To compare the efficiency of different brain-inspired approaches, we used a method to normalize the reported energy efficiency metrics. Although impressive energy efficiency metrics have been reported, we showed that in a fair comparison—where a unique operation is considered—the UC paradigm is still far away from human brain efficiency, which is approximated as \(\sim\)100 TOPS/W or equivalently 10 fJ/Op [77]. We provided possible reasons why the reported metrics in literature and our normalized values may differ, such as the varying definitions of an “operation”.

We see substantial potential for brain-inspired computing, especially at the edge, where it can integrate with sensors and memory to reduce signal domain conversion and data movement. For example, in-memory computing lowers data movement costs. Nevertheless, as a complete computing system, it requires energy-efficient peripheral circuitry, which is normally implemented in standard, digital CMOS. Moreover, photonic computing can merge with vision sensors to avoid signal conversion. Therefore, researchers should consider the costs of incorporating a brain-inspired computing approach into a complete computing system, which may inspire co-design and integration innovations.

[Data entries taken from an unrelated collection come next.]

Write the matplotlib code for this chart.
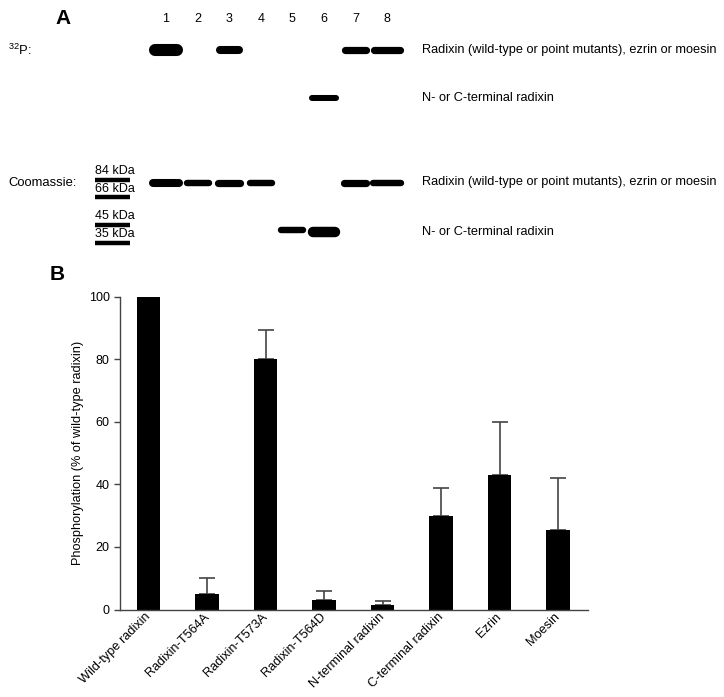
import numpy as np
import matplotlib
matplotlib.use("Agg")
import matplotlib.pyplot as plt

plt.rcParams['font.family'] = ['Liberation Sans', 'DejaVu Sans']
plt.rcParams['mathtext.fontset'] = 'custom'
plt.rcParams['mathtext.rm'] = 'Liberation Sans'

# ─────────────────────────────────────────────
# Data
# ─────────────────────────────────────────────
lanes = [1, 2, 3, 4, 5, 6, 7, 8]

# apparent size of the bands (kDa)
full_kda = 80
term_kda = [42, 41]           # lane 5, lane 6

# band strength per lane (0 = no band)
p32_full = [1.5, 0, 1.0, 0, 0, 0, 0.9, 0.9]
p32_term = [0, 0, 0, 0, 0, 0.75, 0, 0]
coom_full = [1.0, 0.8, 0.9, 0.8, 0, 0, 0.9, 0.8]
coom_term = [0, 0, 0, 0, 0.8, 1.3, 0, 0]

# band length per lane (lane units)
p32_full_len = [0.7, 0, 0.6, 0, 0, 0, 0.65, 0.85]
p32_term_len = [0, 0, 0, 0, 0, 0.75, 0, 0]
coom_full_len = [0.8, 0.7, 0.7, 0.7, 0, 0, 0.7, 0.9]
coom_term_len = [0, 0, 0, 0, 0.7, 0.7, 0, 0]

markers_kda = [84, 66, 45, 35]

constructs = ['Wild-type radixin', 'Radixin-T564A', 'Radixin-T573A', 'Radixin-T564D',
              'N-terminal radixin', 'C-terminal radixin', 'Ezrin', 'Moesin']
phospho = [100, 5, 80, 3, 1.5, 30, 43, 25.5]
phospho_err = [0, 5, 9.5, 3, 1.2, 9, 17, 16.5]

W, H = 724, 697
fig = plt.figure(figsize=(W / 100, H / 100), dpi=100)


def fx(x):
    return x / W


def fy(y):
    return 1 - y / H


def gel_axes(top, bottom, kda_top, kda_bottom):
    ax = fig.add_axes([fx(134.4), fy(bottom), fx(418.6) - fx(134.4), fy(top) - fy(bottom)])
    ax.set_xlim(0, 9)
    ax.set_yscale('log')
    ax.set_ylim(kda_bottom, kda_top)
    ax.axis('off')
    return ax


def draw_bands(ax, strength, length, kda):
    for i, lane in enumerate(lanes):
        if strength[i] <= 0:
            continue
        y = kda[i] if isinstance(kda, list) else kda
        ax.plot([lane - length[i] / 2, lane + length[i] / 2], [y, y], color='black',
                lw=5.8 * strength[i], solid_capstyle='round')


term_pos = [0, 0, 0, 0, term_kda[0], term_kda[1], 0, 0]

# ─────────────────────────────────────────────
# Panel A: 32P autoradiograph
# ─────────────────────────────────────────────
ax_p = gel_axes(25, 125, 113, 28.2)
draw_bands(ax_p, p32_full, p32_full_len, full_kda)
draw_bands(ax_p, p32_term, p32_term_len, term_pos)
for lane in lanes:
    ax_p.text(lane, 1.0, str(lane), transform=ax_p.get_xaxis_transform(),
              ha='center', va='bottom', fontsize=9)

# ─────────────────────────────────────────────
# Panel A: Coomassie
# ─────────────────────────────────────────────
ax_c = gel_axes(160, 255, 110.9, 29.6)
draw_bands(ax_c, coom_full, coom_full_len, full_kda)
draw_bands(ax_c, coom_term, coom_term_len, term_pos)
for kda in markers_kda:
    ax_c.plot([-1.25, -0.14], [kda, kda], color='black', lw=3.2, solid_capstyle='butt', clip_on=False)
    ax_c.annotate(f'{kda} kDa', (-1.25, kda), xytext=(0, 2), textcoords='offset points',
                  ha='left', va='bottom', fontsize=9, annotation_clip=False)

fig.text(fx(55), fy(18), 'A', fontsize=15, fontweight='bold', ha='left', va='center')
fig.text(fx(8), fy(50), r'$^{32}$P:', fontsize=9.4, ha='left', va='center')
fig.text(fx(8), fy(183), 'Coomassie:', fontsize=9.4, ha='left', va='center')
full_lbl = 'Radixin (wild-type or point mutants), ezrin or moesin'
term_lbl = 'N- or C-terminal radixin'
for y, s in [(50, full_lbl), (98, term_lbl), (182, full_lbl), (232, term_lbl)]:
    fig.text(fx(422), fy(y), s, fontsize=9.2, ha='left', va='center')

# ─────────────────────────────────────────────
# Panel B: bar chart
# ─────────────────────────────────────────────
fig.text(fx(50), fy(275), 'B', fontsize=15, fontweight='bold', ha='left', va='center')
ax = fig.add_axes([fx(120), fy(609.5), fx(588) - fx(120), fy(296.7) - fy(609.5)])
x = np.arange(len(constructs))
ax.errorbar(x, phospho, yerr=[np.zeros(len(x)), phospho_err], fmt='none',
            ecolor='#444444', elinewidth=1.2, capsize=6, capthick=1.2, zorder=1)
ax.bar(x, phospho, width=0.4, color='black', zorder=2)
ax.set_xlim(-0.49, 7.51)
ax.set_ylim(0, 100)
ax.set_yticks([0, 20, 40, 60, 80, 100])
ax.set_xticks(x)
ax.set_xticklabels([])
# rotated category labels, ending just under each bar
for xi, name in zip(x, constructs):
    ax.annotate(name, (xi, 0), xycoords=('data', 'axes fraction'), xytext=(-3, -1),
                textcoords='offset points', rotation=45, ha='right', va='top',
                rotation_mode='anchor', fontsize=9.2, annotation_clip=False)
ax.tick_params(axis='x', length=0)
ax.tick_params(axis='y', length=4, width=1, labelsize=9, color='#444444')
ax.set_ylabel('Phosphorylation (% of wild-type radixin)', fontsize=9.2, labelpad=3)
for side in ['top', 'right']:
    ax.spines[side].set_visible(False)
for side in ['left', 'bottom']:
    ax.spines[side].set_color('#444444')
    ax.spines[side].set_linewidth(1)

fig.savefig('out.png', dpi=100)
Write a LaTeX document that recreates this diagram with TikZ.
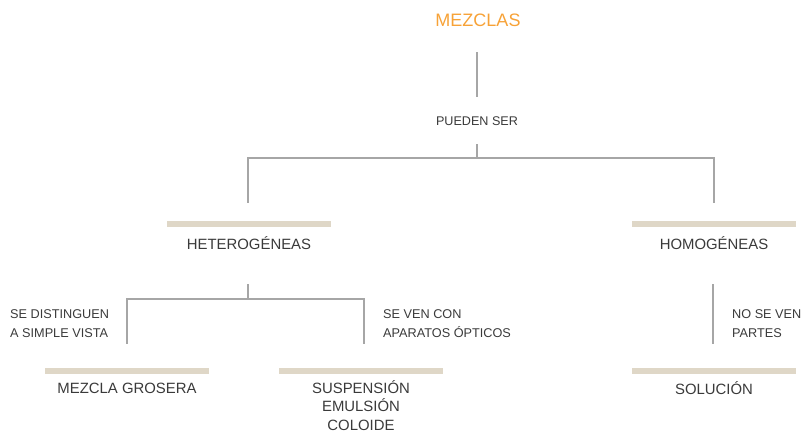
\documentclass[tikz,border=0pt]{standalone}
\usepackage{fontspec}
\setmainfont{Liberation Sans}
\usetikzlibrary{calc}
\definecolor{orangetxt}{HTML}{F7A237}
\definecolor{bartan}{HTML}{DFD7C7}
\definecolor{linegray}{HTML}{A6A6A6}
\definecolor{txtgray}{HTML}{3A3A3A}
\begin{document}
\begin{tikzpicture}[x=1pt,y=-1pt,
  conn/.style={draw=linegray,line width=1.4pt},
  barbox/.style={rectangle,fill=bartan,minimum width=164pt,minimum height=6.5pt,inner sep=0pt},
  maintxt/.style={text=txtgray,font=\fontsize{14.9}{19}\selectfont,align=center,inner sep=0pt},
  smalltxt/.style={text=txtgray,font=\fontsize{12.7}{19}\selectfont,align=left,inner sep=0pt,anchor=west},
  titletxt/.style={text=orangetxt,font=\fontsize{18}{20}\selectfont,inner sep=0pt}]
\useasboundingbox (0,0) rectangle (803,432);
\node[titletxt] (mezclas) at (478,20) {MEZCLAS};
\node[text=txtgray,font=\fontsize{12.6}{15}\selectfont,inner sep=0pt] (pueden) at (477,121) {PUEDEN SER};
\node[barbox] (hetbar) at (249,224) {};
\node[barbox] (hombar) at (714,224) {};
\node[maintxt] (hettxt) at (249,243) {HETEROGÉNEAS};
\node[maintxt] (homtxt) at (714,243) {HOMOGÉNEAS};
\node[barbox] (grosbar) at (127,371) {};
\node[barbox] (suspbar) at (361,371) {};
\node[barbox] (solbar) at (714,371) {};
\node[maintxt] (grostxt) at (127,388) {MEZCLA GROSERA};
\node[maintxt,anchor=north,font=\fontsize{14.9}{18.6}\selectfont] (susptxt) at (361,380) {SUSPENSIÓN\\EMULSIÓN\\COLOIDE};
\node[maintxt] (soltxt) at (714,388) {SOLUCIÓN};
\node[smalltxt] (lblvista) at (10,323.5) {SE DISTINGUEN\\A SIMPLE VISTA};
\node[smalltxt] (lblopt) at (383,323.5) {SE VEN CON\\APARATOS ÓPTICOS};
\node[smalltxt] (lblpartes) at (732,323.5) {NO SE VEN\\PARTES};
% connectors
\draw[conn] ($(pueden)+(0,-69)$) -- ($(pueden)+(0,-24)$);
\draw[conn] ($(pueden)+(0,23)$) -- ($(pueden)+(0,37)$) -| ($(hetbar)+(-1,-21)$);
\draw[conn] ($(pueden)+(0,37)$) -| ($(hombar)+(0,-21)$);
\draw[conn] ($(hettxt)+(-1,41)$) -- ($(hettxt)+(-1,56)$) -| ($(grosbar)+(0,-27)$);
\draw[conn] ($(hettxt)+(-1,56)$) -| ($(suspbar)+(3,-27)$);
\draw[conn] ($(homtxt)+(-1,41)$) -- ($(solbar)+(-1,-27)$);
\end{tikzpicture}
\end{document}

With this review, we hope to contribute to the fascinating and rapidly expanding field of brain-inspired computing hardware, which shows great potential for revolutionizing the field of computing targeting the efficiency and adaptability of the human brain, or maybe even beyond. Brain-inspired computing has resulted in significant advancements in various fields, including image recognition, speech recognition, and natural language processing. However, there is still much work to be done in order to fully realize its full potential, especially on the hardware level. Nonetheless, the rapid progress made in this area of research suggests that we may soon be able to build computing systems that are not only more powerful, but also more energy-efficient, flexible, and adaptable, paving the way for a new era of intelligent computing.